● Collected material:
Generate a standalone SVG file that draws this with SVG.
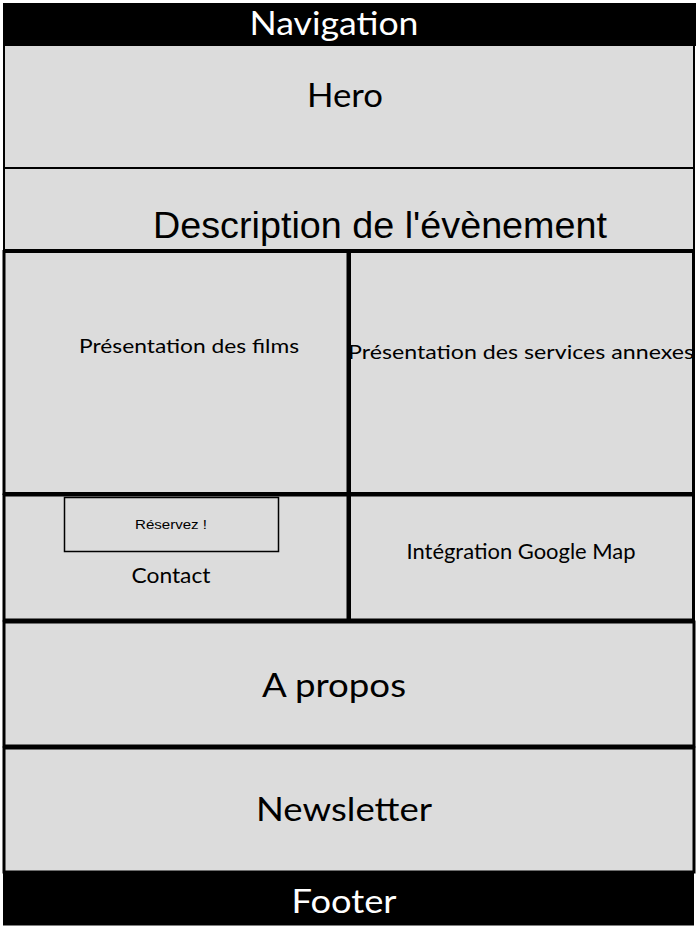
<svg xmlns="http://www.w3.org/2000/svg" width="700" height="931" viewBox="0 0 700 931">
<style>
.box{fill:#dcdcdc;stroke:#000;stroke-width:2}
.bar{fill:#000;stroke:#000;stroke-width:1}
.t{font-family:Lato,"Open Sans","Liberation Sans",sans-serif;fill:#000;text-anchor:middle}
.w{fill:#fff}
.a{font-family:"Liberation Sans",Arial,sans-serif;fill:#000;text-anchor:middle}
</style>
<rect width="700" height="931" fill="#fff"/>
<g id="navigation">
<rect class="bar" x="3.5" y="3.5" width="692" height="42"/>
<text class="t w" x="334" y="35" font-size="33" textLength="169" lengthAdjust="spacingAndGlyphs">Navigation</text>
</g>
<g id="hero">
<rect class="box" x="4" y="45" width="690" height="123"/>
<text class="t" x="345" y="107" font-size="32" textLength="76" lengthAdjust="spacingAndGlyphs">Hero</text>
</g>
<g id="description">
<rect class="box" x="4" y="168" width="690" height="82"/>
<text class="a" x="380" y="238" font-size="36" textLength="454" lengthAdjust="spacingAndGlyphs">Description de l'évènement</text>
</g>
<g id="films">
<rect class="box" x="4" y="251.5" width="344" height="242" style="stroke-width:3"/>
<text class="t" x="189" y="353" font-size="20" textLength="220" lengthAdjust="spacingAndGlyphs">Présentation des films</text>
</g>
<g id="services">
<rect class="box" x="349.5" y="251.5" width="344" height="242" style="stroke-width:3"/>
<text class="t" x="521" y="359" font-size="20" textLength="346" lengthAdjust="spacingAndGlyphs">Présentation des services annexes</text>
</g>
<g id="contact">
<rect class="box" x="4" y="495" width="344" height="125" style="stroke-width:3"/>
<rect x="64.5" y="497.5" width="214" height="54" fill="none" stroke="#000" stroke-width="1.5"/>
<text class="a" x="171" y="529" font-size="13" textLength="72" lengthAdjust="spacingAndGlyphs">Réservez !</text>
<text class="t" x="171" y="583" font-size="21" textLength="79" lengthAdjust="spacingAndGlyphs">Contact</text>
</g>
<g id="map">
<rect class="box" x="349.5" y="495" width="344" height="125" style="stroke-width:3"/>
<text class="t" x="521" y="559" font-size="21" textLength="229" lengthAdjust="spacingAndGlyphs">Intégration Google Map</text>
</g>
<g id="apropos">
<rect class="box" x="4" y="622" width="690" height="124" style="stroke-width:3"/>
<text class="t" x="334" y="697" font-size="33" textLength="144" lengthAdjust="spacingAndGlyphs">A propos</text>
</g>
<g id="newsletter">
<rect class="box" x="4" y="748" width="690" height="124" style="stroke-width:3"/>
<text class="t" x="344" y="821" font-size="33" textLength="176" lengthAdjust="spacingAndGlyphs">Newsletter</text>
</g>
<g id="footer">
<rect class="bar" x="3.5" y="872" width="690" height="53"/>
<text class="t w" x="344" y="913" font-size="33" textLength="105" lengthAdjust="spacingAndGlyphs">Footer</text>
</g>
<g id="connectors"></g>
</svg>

● Directions: Take the listing and print it again exactly, but without any pictures.

● Finished exercise:
Generate a standalone SVG file that draws this with SVG.
<svg xmlns="http://www.w3.org/2000/svg" width="700" height="931" viewBox="0 0 700 931">
<style>
.box{fill:#dcdcdc;stroke:#000;stroke-width:2}
.bar{fill:#000;stroke:#000;stroke-width:1}
.t{font-family:Lato,"Open Sans","Liberation Sans",sans-serif;fill:#000;text-anchor:middle}
.w{fill:#fff}
.a{font-family:"Liberation Sans",Arial,sans-serif;fill:#000;text-anchor:middle}
</style>
<rect width="700" height="931" fill="#fff"/>
<g id="navigation">
<rect class="bar" x="3.5" y="3.5" width="692" height="42"/>
<text class="t w" x="334" y="35" font-size="33" textLength="169" lengthAdjust="spacingAndGlyphs">Navigation</text>
</g>
<g id="hero">
<rect class="box" x="4" y="45" width="690" height="123"/>
<text class="t" x="345" y="107" font-size="32" textLength="76" lengthAdjust="spacingAndGlyphs">Hero</text>
</g>
<g id="description">
<rect class="box" x="4" y="168" width="690" height="82"/>
<text class="a" x="380" y="238" font-size="36" textLength="454" lengthAdjust="spacingAndGlyphs">Description de l'évènement</text>
</g>
<g id="films">
<rect class="box" x="4" y="251.5" width="344" height="242" style="stroke-width:3"/>
<text class="t" x="189" y="353" font-size="20" textLength="220" lengthAdjust="spacingAndGlyphs">Présentation des films</text>
</g>
<g id="services">
<rect class="box" x="349.5" y="251.5" width="344" height="242" style="stroke-width:3"/>
<text class="t" x="521" y="359" font-size="20" textLength="346" lengthAdjust="spacingAndGlyphs">Présentation des services annexes</text>
</g>
<g id="contact">
<rect class="box" x="4" y="495" width="344" height="125" style="stroke-width:3"/>
<rect x="64.5" y="497.5" width="214" height="54" fill="none" stroke="#000" stroke-width="1.5"/>
<text class="a" x="171" y="529" font-size="13" textLength="72" lengthAdjust="spacingAndGlyphs">Réservez !</text>
<text class="t" x="171" y="583" font-size="21" textLength="79" lengthAdjust="spacingAndGlyphs">Contact</text>
</g>
<g id="map">
<rect class="box" x="349.5" y="495" width="344" height="125" style="stroke-width:3"/>
<text class="t" x="521" y="559" font-size="21" textLength="229" lengthAdjust="spacingAndGlyphs">Intégration Google Map</text>
</g>
<g id="apropos">
<rect class="box" x="4" y="622" width="690" height="124" style="stroke-width:3"/>
<text class="t" x="334" y="697" font-size="33" textLength="144" lengthAdjust="spacingAndGlyphs">A propos</text>
</g>
<g id="newsletter">
<rect class="box" x="4" y="748" width="690" height="124" style="stroke-width:3"/>
<text class="t" x="344" y="821" font-size="33" textLength="176" lengthAdjust="spacingAndGlyphs">Newsletter</text>
</g>
<g id="footer">
<rect class="bar" x="3.5" y="872" width="690" height="53"/>
<text class="t w" x="344" y="913" font-size="33" textLength="105" lengthAdjust="spacingAndGlyphs">Footer</text>
</g>
<g id="connectors"></g>
</svg>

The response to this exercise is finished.